Ruby's smocked sundress with embroidery
Ruby's original flower garden drawing
I thought Ruby's flowers were pretty fabulous and wanted to capture them in a somewhat permanent way. 
Nina drew this snail family one day when we were at the museum, and I thought these little guys (as Nina would say) would look good crawling along the border of her dress.    

Nina's snail family

Nina's snail family dress
The dress is loosely based on the pillowcase dress from 'Handmade Home'  though I must have seriously mucked up the measurements as this was originally intended for Grace. I made it way too wide at the arm and then had to add the border to make it long enough for Nina.
Christmas Eve dresses
Here it is hanging up on Christmas Eve with a label made from a bit of gum tree bark (an idea shamelessly borrowed from SouleMama).

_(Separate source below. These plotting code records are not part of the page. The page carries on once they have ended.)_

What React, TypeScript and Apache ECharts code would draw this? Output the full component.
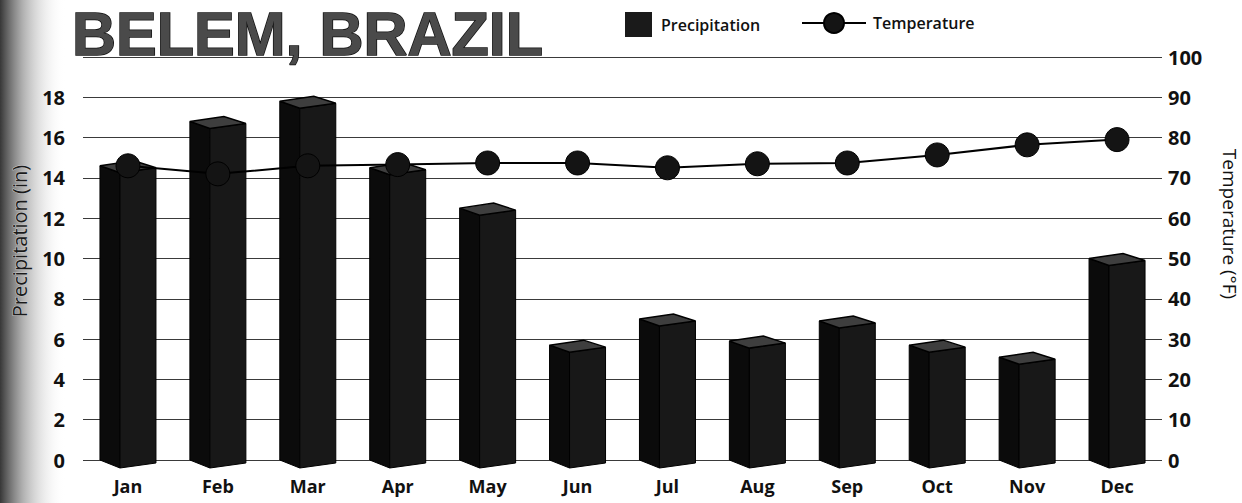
import React, { useEffect, useRef } from "react";
import * as echarts from "echarts";

const months = ["Jan", "Feb", "Mar", "Apr", "May", "Jun", "Jul", "Aug", "Sep", "Oct", "Nov", "Dec"];
const precipitation = [14.6, 16.8, 17.8, 14.5, 12.5, 5.7, 7.0, 5.9, 6.9, 5.7, 5.1, 10.0];
const temperature = [73, 71, 73, 73.3, 73.7, 73.7, 72.5, 73.5, 73.7, 75.7, 78.2, 79.5];
const precipTicks = [0, 2, 4, 6, 8, 10, 12, 14, 16, 18, 20];
const tempTicks = [0, 10, 20, 30, 40, 50, 60, 70, 80, 90, 100];

const FONT = "Open Sans";

export default function App() {
  const ref = useRef<HTMLDivElement>(null);
  useEffect(() => {
    document.body.style.margin = "0";
    if (!ref.current) return;
    const chart = echarts.init(ref.current, undefined, { renderer: "svg" });
    const barData = precipitation.map((v, i) => [i, v]);
    const option: any = {
      animation: false,
      backgroundColor: "#ffffff",
      title: {
        text: "BELEM, BRAZIL",
        left: 72,
        top: 0,
        padding: 0,
        textStyle: {
          fontFamily: "Liberation Sans",
          fontWeight: "bold",
          fontSize: 61,
          lineHeight: 68,
          color: "#4a4a4a",
          textBorderColor: "#111",
          textBorderWidth: 1.5,
        },
      },
      legend: [
        {
          left: 620,
          top: 7,
          itemWidth: 27,
          itemHeight: 25,
          data: [{ name: "Precipitation", icon: "rect" }],
          textStyle: { fontFamily: FONT, fontSize: 16, fontWeight: 600, color: "#111", padding: [0, 0, 2, 4] },
        },
        {
          left: 796,
          top: 7,
          itemWidth: 64,
          itemHeight: 25,
          data: [{ name: "Temperature" }],
          textStyle: { fontFamily: FONT, fontSize: 16, fontWeight: 600, color: "#111", padding: [0, 0, 2, 2] },
        },
      ],
      grid: { left: 83, right: 80, top: 57, bottom: 43, containLabel: false },
      xAxis: {
        type: "category",
        data: months,
        axisLine: { show: false },
        axisTick: { show: false },
        axisLabel: { fontFamily: FONT, fontWeight: "bold", fontSize: 18, color: "#111", margin: 17 },
      },
      yAxis: [
        {
          type: "value",
          min: precipTicks[0],
          max: precipTicks[precipTicks.length - 1],
          interval: 2,
          position: "left",
          axisLine: { show: false },
          axisTick: { show: false },
          axisLabel: {
            fontFamily: FONT,
            fontWeight: "bold",
            fontSize: 20,
            color: "#111",
            margin: 18,
            showMaxLabel: false,
            formatter: (v: number) => (v === precipTicks[precipTicks.length - 1] ? "" : String(v)),
          },
          splitLine: { lineStyle: { color: "#3a3a3a", width: 1 } },
        },
        {
          type: "value",
          min: tempTicks[0],
          max: tempTicks[tempTicks.length - 1],
          interval: 10,
          position: "right",
          axisLine: { show: false },
          axisTick: { show: false },
          axisLabel: { fontFamily: FONT, fontWeight: "bold", fontSize: 20, color: "#111", margin: 6 },
          splitLine: { show: false },
        },
      ],
      graphic: [
        {
          type: "rect",
          left: 0,
          top: 0,
          z: -10,
          silent: true,
          shape: { width: 65, height: 503 },
          style: {
            fill: new echarts.graphic.LinearGradient(0, 0, 1, 0, [
              { offset: 0, color: "rgba(20,20,20,0.85)" },
              { offset: 0.35, color: "rgba(80,80,80,0.45)" },
              { offset: 1, color: "rgba(255,255,255,0)" },
            ]),
          },
        },
        {
          type: "text",
          x: 19,
          y: 241,
          rotation: Math.PI / 2,
          style: {
            text: "Precipitation (in)",
            fontFamily: FONT,
            fontSize: 20,
            fill: "#1a1a1a",
            stroke: "#cccccc",
            lineWidth: 1,
            textAlign: "center",
            textVerticalAlign: "middle",
          },
        },
        {
          type: "text",
          x: 1230,
          y: 224,
          rotation: -Math.PI / 2,
          style: {
            text: "Temperature (°F)",
            fontFamily: FONT,
            fontSize: 19,
            fill: "#111",
            textAlign: "center",
            textVerticalAlign: "middle",
          },
        },
      ],
      series: [
        {
          name: "Precipitation",
          type: "custom",
          yAxisIndex: 0,
          itemStyle: { color: "#1a1a1a" },
          encode: { x: 0, y: 1 },
          data: barData,
          z: 2,
          renderItem: (params: any, api: any) => {
            const idx = api.value(0);
            const v = api.value(1);
            const top = api.coord([idx, v]);
            const base = api.coord([idx, 0]);
            const cx = top[0];
            const L = cx - 28;
            const R = cx + 28;
            const V = cx - 8;
            const yT = top[1];
            const y0 = base[1];
            return {
              type: "group",
              children: [
                {
                  type: "polygon",
                  shape: { points: [[L, yT], [V, yT + 7], [V, y0 + 8], [L, y0]] },
                  style: { fill: "#0b0b0b", stroke: "#000", lineWidth: 1 },
                },
                {
                  type: "polygon",
                  shape: { points: [[V, yT + 7], [R, yT + 2], [R, y0 + 3], [V, y0 + 8]] },
                  style: { fill: "#181818", stroke: "#000", lineWidth: 1 },
                },
                {
                  type: "polygon",
                  shape: { points: [[L, yT], [cx + 6, yT - 5], [R, yT + 2], [V, yT + 7]] },
                  style: { fill: "#3e3e3e", stroke: "#000", lineWidth: 1.5 },
                },
              ],
            };
          },
        },
        {
          name: "Temperature",
          type: "line",
          yAxisIndex: 1,
          data: temperature,
          z: 5,
          symbol: "circle",
          symbolSize: 24,
          lineStyle: { color: "#000", width: 2 },
          itemStyle: { color: "#141414", borderColor: "#000", borderWidth: 1 },
        },
      ],
    };
    chart.setOption(option);
    return () => chart.dispose();
  }, []);
  return <div ref={ref} style={{ position: "absolute", left: 0, top: 0, width: 1242, height: 503 }} />;
}
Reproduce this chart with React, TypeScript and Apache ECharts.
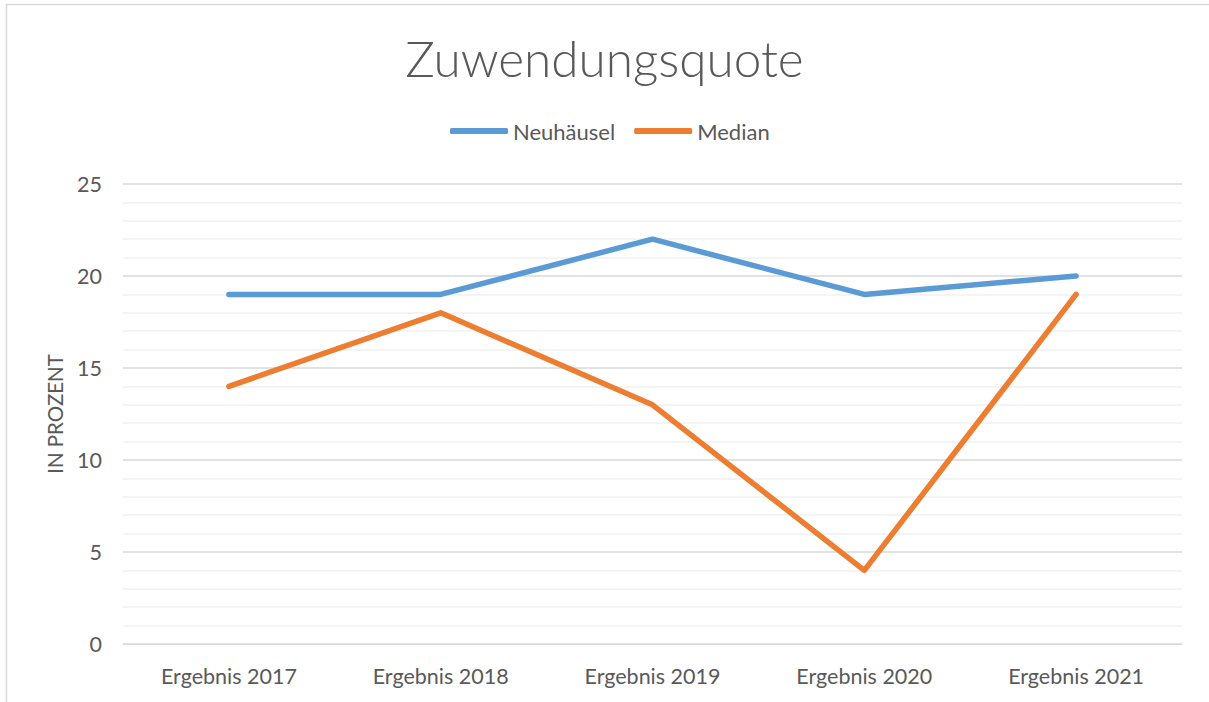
import React, { useEffect, useRef } from "react";
import * as echarts from "echarts";

const categories = ["Ergebnis 2017", "Ergebnis 2018", "Ergebnis 2019", "Ergebnis 2020", "Ergebnis 2021"];
const neuhaeusel = [19, 19, 22, 19, 20];
const median = [14, 18, 13, 4, 19];
const seriesNames = ["Neuhäusel", "Median"];
const titleText = "Zuwendungsquote";
const yAxisName = "IN PROZENT";

const FONT = "Lato, 'Open Sans', sans-serif";
const TEXT = "#595959";

export default function App() {
  const ref = useRef<HTMLDivElement>(null);
  useEffect(() => {
    const chart = echarts.init(ref.current!, null, { renderer: "svg" });
    chart.setOption({
      animation: false,
      backgroundColor: "#ffffff",
      title: {
        text: titleText,
        left: "center",
        top: 28,
        textStyle: { fontFamily: FONT, fontWeight: 300, fontSize: 49.5, color: TEXT },
      },
      legend: {
        top: 115,
        left: 445,
        itemWidth: 58,
        itemHeight: 6,
        itemGap: 19,
        icon: "roundRect",
        textStyle: { fontFamily: FONT, fontSize: 22, color: TEXT },
        data: seriesNames,
      },
      grid: { left: 123, right: 27, top: 184, bottom: 58, containLabel: false },
      xAxis: {
        type: "category",
        data: categories,
        boundaryGap: true,
        axisLine: { show: true, lineStyle: { color: "#d9d9d9", width: 1 } },
        axisTick: { show: false },
        axisLabel: { fontFamily: FONT, fontSize: 21.5, color: TEXT, margin: 21 },
      },
      yAxis: {
        type: "value",
        min: 0,
        max: 25,
        interval: 5,
        name: yAxisName,
        nameLocation: "middle",
        nameGap: 58,
        nameTextStyle: { fontFamily: FONT, fontSize: 20.5, color: TEXT },
        axisLine: { show: false },
        axisTick: { show: false },
        axisLabel: { fontFamily: FONT, fontSize: 21.5, color: TEXT, margin: 21 },
        splitLine: { lineStyle: { color: "#d9d9d9", width: 1.5 } },
        minorTick: { show: false, splitNumber: 5 },
        minorSplitLine: { show: true, lineStyle: { color: "#f0f0f0", width: 1.5 } },
      },
      graphic: [
        {
          type: "polyline",
          shape: { points: [[6.5, 702], [6.5, 4.5], [1209, 4.5]] },
          style: { stroke: "#d9d9d9", lineWidth: 1.5, fill: null },
          silent: true,
        },
      ],
      series: [
        {
          name: seriesNames[0],
          type: "line",
          data: neuhaeusel,
          symbol: "none",
          lineStyle: { color: "#5B9BD5", width: 5.5, cap: "round", join: "round" },
          itemStyle: { color: "#5B9BD5" },
        },
        {
          name: seriesNames[1],
          type: "line",
          data: median,
          symbol: "none",
          lineStyle: { color: "#ED7D31", width: 5.5, cap: "round", join: "round" },
          itemStyle: { color: "#ED7D31" },
        },
      ],
    });
    return () => chart.dispose();
  }, []);
  return (
    <div
      ref={ref}
      style={{ position: "fixed", left: 0, top: 0, width: 1209, height: 702 }}
    />
  );
}
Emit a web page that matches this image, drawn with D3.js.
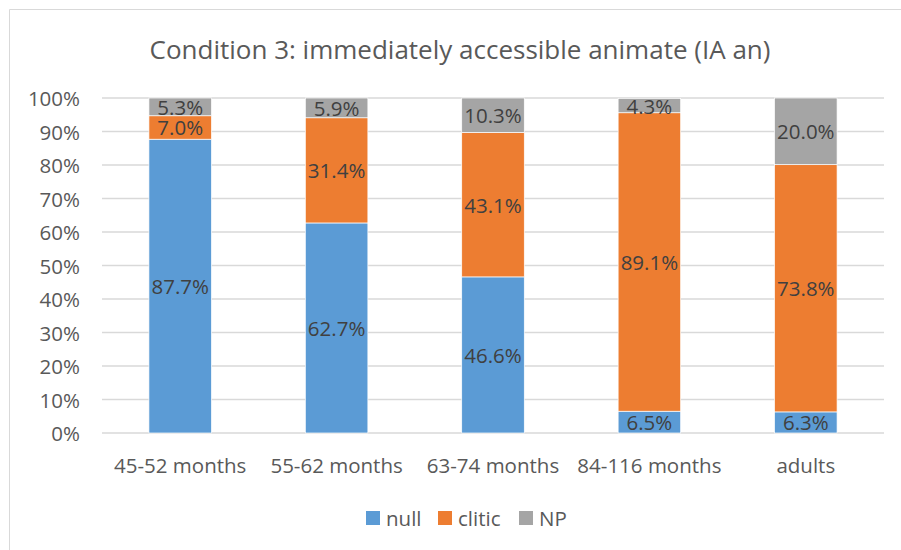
<!DOCTYPE html>
<html>
<head>
<meta charset="utf-8">
<script src="https://cdn.jsdelivr.net/npm/d3@7"></script>
<style>
  body { margin: 0; background: #fff; }
  svg { font-family: "Open Sans", "Noto Sans", sans-serif; }
</style>
</head>
<body>
<svg id="chart" width="901" height="550"></svg>
<script>
// chart data
var categories = ["45-52 months", "55-62 months", "63-74 months", "84-116 months", "adults"];
var seriesNames = ["null", "clitic", "NP"];
var nullVals   = [87.7, 62.7, 46.6, 6.5, 6.3];
var cliticVals = [7.0, 31.4, 43.1, 89.1, 73.8];
var npVals     = [5.3, 5.9, 10.3, 4.3, 20.0];
var yTicks = [0, 10, 20, 30, 40, 50, 60, 70, 80, 90, 100];
var colors = ["#5b9bd5", "#ed7d31", "#a5a5a5"];

var ctx = { left: 102, right: 884, top: 98, bottom: 433, fs: 20.5 };

var svg = d3.select("#chart");

// outer frame (only top and left visible in the crop)
svg.append("path")
  .attr("d", "M9.5,550 L9.5,9.5 L901,9.5")
  .attr("fill", "none").attr("stroke", "#d9d9d9").attr("stroke-width", 1);

svg.append("text")
  .attr("x", 460).attr("y", 59)
  .attr("text-anchor", "middle")
  .attr("font-size", 26).attr("fill", "#595959")
  .text("Condition 3: immediately accessible animate (IA an)");

var x = d3.scaleBand().domain(categories).range([ctx.left, ctx.right]).paddingInner(0.6).paddingOuter(0.3);
var y = d3.scaleLinear().domain([0, 100]).range([ctx.bottom, ctx.top]);

// gridlines
svg.append("g").selectAll("line").data(yTicks).enter().append("line")
  .attr("x1", ctx.left).attr("x2", ctx.right)
  .attr("y1", d => y(d)).attr("y2", d => y(d))
  .attr("stroke", "#d9d9d9").attr("stroke-width", 1.3);

// y tick labels
svg.append("g").selectAll("text").data(yTicks).enter().append("text")
  .attr("x", 80).attr("y", d => y(d))
  .attr("text-anchor", "end").attr("dominant-baseline", "central")
  .attr("font-size", ctx.fs).attr("fill", "#595959")
  .text(d => d + "%");

// x labels
svg.append("g").selectAll("text").data(categories).enter().append("text")
  .attr("x", d => x(d) + x.bandwidth() / 2).attr("y", 465)
  .attr("text-anchor", "middle").attr("dominant-baseline", "central")
  .attr("font-size", ctx.fs).attr("fill", "#595959")
  .text(d => d);

var rows = categories.map((c, i) => ({ cat: c, "null": nullVals[i], clitic: cliticVals[i], NP: npVals[i] }));
var stacked = d3.stack().keys(seriesNames)(rows);

var layers = svg.append("g").selectAll("g").data(stacked).enter().append("g")
  .attr("fill", (d, i) => colors[i]);

layers.selectAll("rect").data(d => d).enter().append("rect")
  .attr("x", d => x(d.data.cat))
  .attr("width", x.bandwidth())
  .attr("y", d => y(Math.min(d[1], 100)))
  .attr("height", d => y(d[0]) - y(Math.min(d[1], 100)))
  .attr("stroke", "#fff").attr("stroke-width", 0.7);

// data labels centred in each segment
layers.selectAll("text").data((d, i) => d.map(v => ({ v: v, key: d.key }))).enter().append("text")
  .attr("x", d => x(d.v.data.cat) + x.bandwidth() / 2)
  .attr("y", d => (y(d.v[0]) + y(Math.min(d.v[1], 100))) / 2)
  .attr("text-anchor", "middle").attr("dominant-baseline", "central")
  .attr("font-size", ctx.fs).attr("fill", "#404040")
  .text(d => d.v.data[d.key].toFixed(1) + "%");

// legend
var legend = svg.append("g").attr("transform", "translate(366,518)");
var offs = [0, 72, 153];
seriesNames.forEach(function(name, i) {
  legend.append("rect")
    .attr("x", offs[i]).attr("y", -7).attr("width", 14).attr("height", 14)
    .attr("fill", colors[i]);
  legend.append("text")
    .attr("x", offs[i] + 20).attr("y", 0)
    .attr("dominant-baseline", "central")
    .attr("font-size", ctx.fs).attr("fill", "#595959")
    .text(name);
});
</script>
</body>
</html>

Grace had only fairly recently started figurative drawing at the time I did this.  Her little fellow seemed just perfect to be popping out of a pocket.
Grace's pocket
Grace's original drawing

I made the dress pattern up using a bit of leftover shirred fabric from Ruby's dress for the back.  It's a bit of a tight fit to get into but looks gorgeous and old fashioned on.

And just for the sake of completeness, here is Lily's dress.  It couldn't be easier- two rectangles of fabric, a casing at the top to thread ribbon through, bias binding at the bottom. (ahem, my ironing leaves something to be desired...)

Lily's Christmas dress
I can't claim the bird motif as my own.  I got it from one of the ever popular japanese craft books. 
Bird embroidery
 Already this dress is more like a top on her.  Too fast she is growing, too fast.